There are certain phrases and schools of thought that drive me nuts as a sports fan. I will spare my readers my rant for today on a few of those and focus on just the one that perhaps bugs me the most, since it actually came into play in Sunday night’s Super Bowl.
The play came with about two minutes left, with San Francisco trailing Baltimore by a 34-29 score and the 49ers with the ball deep in Baltimore territory. Colin Kaepernick was looking for his receiver, Michael Crabtree, near the right end zone sideline. The Ravens’ Jimmy Smith was battling with Crabtree for the ball, and although it couldn’t be called defensive holding since the ball was in the air, it appeared to me that Smith interfered with Crabrtree’s ability to catch the football and could have easily been whistled for pass interference. One former NFL official agrees with me, though another disagrees.
Presuming I’m right (and I still think I am), this isn’t the first time the “let them play” line-of-thinking has prevailed in Super Bowls.
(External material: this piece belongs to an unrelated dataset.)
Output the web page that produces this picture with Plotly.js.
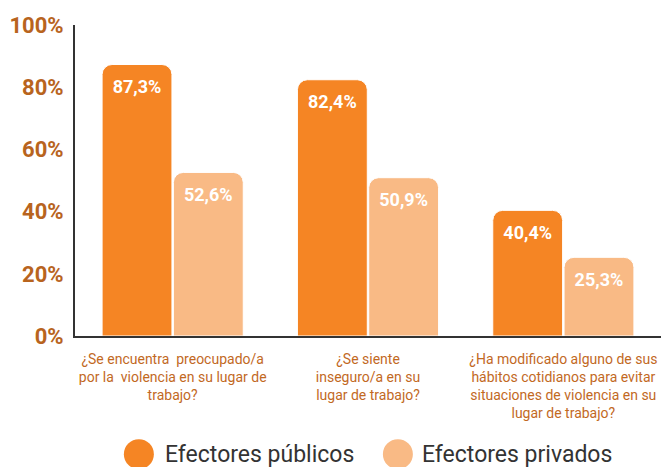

Recently, I read the excellent book, Scorecasting, which talks about the famous Eli Manning-to-David Tyree pass in Super Bowl XLII. I had forgotten this, but just before releasing the ball, Manning’s forward progress had been stopped by a pair of Patriots clinging to him. The rule is in place for the ball carrier’s safety, and the play should have been blown dead. Instead, Manning launched one of the most famous passes in NFL history, which helped the Giants win the game.
Instead of chastising head official Mike Carey for not making the call, the NFL reacted favorably to their official’s momentary suspending of the rules. Carey went on talk shows and interviewed for magazines, which the NFL rarely allows its officials to do.
Let’s say for argument’s sake that Smith was guilty of a foul. Had the flag been thrown, you’d have heard an outcry of “let the guys play,” or “officials shouldn’t decide the game.” This is the biggest garbage line of thinking in all sports; why something that is not allowed the majority of the game should suddenly be allowed in crunch time is beyond me; in fact, aren’t the officials deciding the game the minute they decide not to enforce the rules? Why the idea that the no-call in a key situation is the proper procedure has crept into our way of thinking as sports fans is beyond me.
Most of my blogs focus around an opinion, or an analysis of something, or perhaps even a prediction of something to come. Today’s, though, is a crusade. I am calling on fans to stop repeating the stupid cliché’s that fans use to justify no-calls in clutch situations. After all, it’s easy for officials to continue to get things wrong and justify it when we keep patting them on the back for it.